=== RAW DATA ===
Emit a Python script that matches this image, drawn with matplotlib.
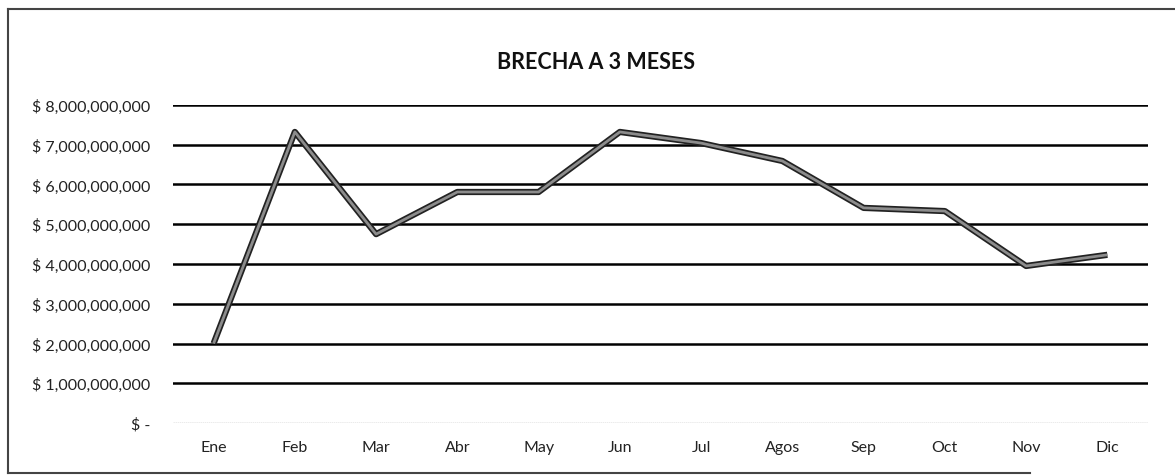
import matplotlib.pyplot as plt
from matplotlib.lines import Line2D
from matplotlib.ticker import FuncFormatter

meses = ["Ene", "Feb", "Mar", "Abr", "May", "Jun", "Jul", "Agos", "Sep", "Oct", "Nov", "Dic"]
brecha = [2.00e9, 7.32e9, 4.75e9, 5.81e9, 5.81e9, 7.32e9, 7.04e9, 6.59e9, 5.41e9, 5.33e9, 3.95e9, 4.23e9]
ticks_y = [0, 1e9, 2e9, 3e9, 4e9, 5e9, 6e9, 7e9, 8e9]

plt.rcParams["font.family"] = ["Lato", "DejaVu Sans"]

fig = plt.figure(figsize=(11.75, 4.77), dpi=100)
ax = fig.add_axes([0.1472, 0.111, 0.8298, 0.667])

x = range(len(meses))
# gridlines
for t in ticks_y[1:]:
    ax.axhline(t, color="black", lw=1.8, zorder=1)
ax.axhline(0, color="#999999", lw=1, ls=(0, (1, 0.5)), zorder=1)

# line with dark edge
ax.plot(x, brecha, color="#222222", lw=4.5, solid_joinstyle="round", solid_capstyle="butt", zorder=3)
ax.plot(x, brecha, color="#8c8c8c", lw=2, solid_joinstyle="round", solid_capstyle="butt", zorder=4)

ax.set_xlim(-0.5, len(meses) - 0.5)
ax.set_ylim(0, 8e9)
ax.set_yticks(ticks_y)
ax.yaxis.set_major_formatter(FuncFormatter(lambda v, p: "$ -" if v == 0 else f"$ {v:,.0f}"))
ax.set_xticks(list(x))
ax.set_xticklabels(meses)
ax.tick_params(axis="both", length=0, labelsize=11.5, colors="#222222")
ax.tick_params(axis="y", pad=16)
ax.tick_params(axis="x", pad=12)
for s in ax.spines.values():
    s.set_visible(False)

fig.text(0.507, 0.868, "BRECHA A 3 MESES", ha="center", va="center",
         fontsize=15.5, fontweight="bold", color="#111111")

# outer chart border (left, top, bottom)
W, H = 1175, 477
fig.add_artist(Line2D([8 / W, 8 / W], [1 - 10 / H, 1 - 474 / H], color="#444444", lw=1.5))
fig.add_artist(Line2D([8 / W, 1.0], [1 - 10 / H, 1 - 10 / H], color="#444444", lw=1.5))
fig.add_artist(Line2D([8 / W, 1030 / W], [1 - 474 / H, 1 - 474 / H], color="#444444", lw=1.5))

fig.savefig("out.png", dpi=100)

=== PROBLEM TO SOLVE ===
In the data above, please extract the lines from the first one through the line with "fig.add_artist(Line2D([8 / W, 1030", exactly, and keep pictures out.

=== THE RESPONSE ===
Emit a Python script that matches this image, drawn with matplotlib.
import matplotlib.pyplot as plt
from matplotlib.lines import Line2D
from matplotlib.ticker import FuncFormatter

meses = ["Ene", "Feb", "Mar", "Abr", "May", "Jun", "Jul", "Agos", "Sep", "Oct", "Nov", "Dic"]
brecha = [2.00e9, 7.32e9, 4.75e9, 5.81e9, 5.81e9, 7.32e9, 7.04e9, 6.59e9, 5.41e9, 5.33e9, 3.95e9, 4.23e9]
ticks_y = [0, 1e9, 2e9, 3e9, 4e9, 5e9, 6e9, 7e9, 8e9]

plt.rcParams["font.family"] = ["Lato", "DejaVu Sans"]

fig = plt.figure(figsize=(11.75, 4.77), dpi=100)
ax = fig.add_axes([0.1472, 0.111, 0.8298, 0.667])

x = range(len(meses))
# gridlines
for t in ticks_y[1:]:
    ax.axhline(t, color="black", lw=1.8, zorder=1)
ax.axhline(0, color="#999999", lw=1, ls=(0, (1, 0.5)), zorder=1)

# line with dark edge
ax.plot(x, brecha, color="#222222", lw=4.5, solid_joinstyle="round", solid_capstyle="butt", zorder=3)
ax.plot(x, brecha, color="#8c8c8c", lw=2, solid_joinstyle="round", solid_capstyle="butt", zorder=4)

ax.set_xlim(-0.5, len(meses) - 0.5)
ax.set_ylim(0, 8e9)
ax.set_yticks(ticks_y)
ax.yaxis.set_major_formatter(FuncFormatter(lambda v, p: "$ -" if v == 0 else f"$ {v:,.0f}"))
ax.set_xticks(list(x))
ax.set_xticklabels(meses)
ax.tick_params(axis="both", length=0, labelsize=11.5, colors="#222222")
ax.tick_params(axis="y", pad=16)
ax.tick_params(axis="x", pad=12)
for s in ax.spines.values():
    s.set_visible(False)

fig.text(0.507, 0.868, "BRECHA A 3 MESES", ha="center", va="center",
         fontsize=15.5, fontweight="bold", color="#111111")

# outer chart border (left, top, bottom)
W, H = 1175, 477
fig.add_artist(Line2D([8 / W, 8 / W], [1 - 10 / H, 1 - 474 / H], color="#444444", lw=1.5))
fig.add_artist(Line2D([8 / W, 1.0], [1 - 10 / H, 1 - 10 / H], color="#444444", lw=1.5))
fig.add_artist(Line2D([8 / W, 1030 / W], [1 - 474 / H, 1 - 474 / H], color="#444444", lw=1.5))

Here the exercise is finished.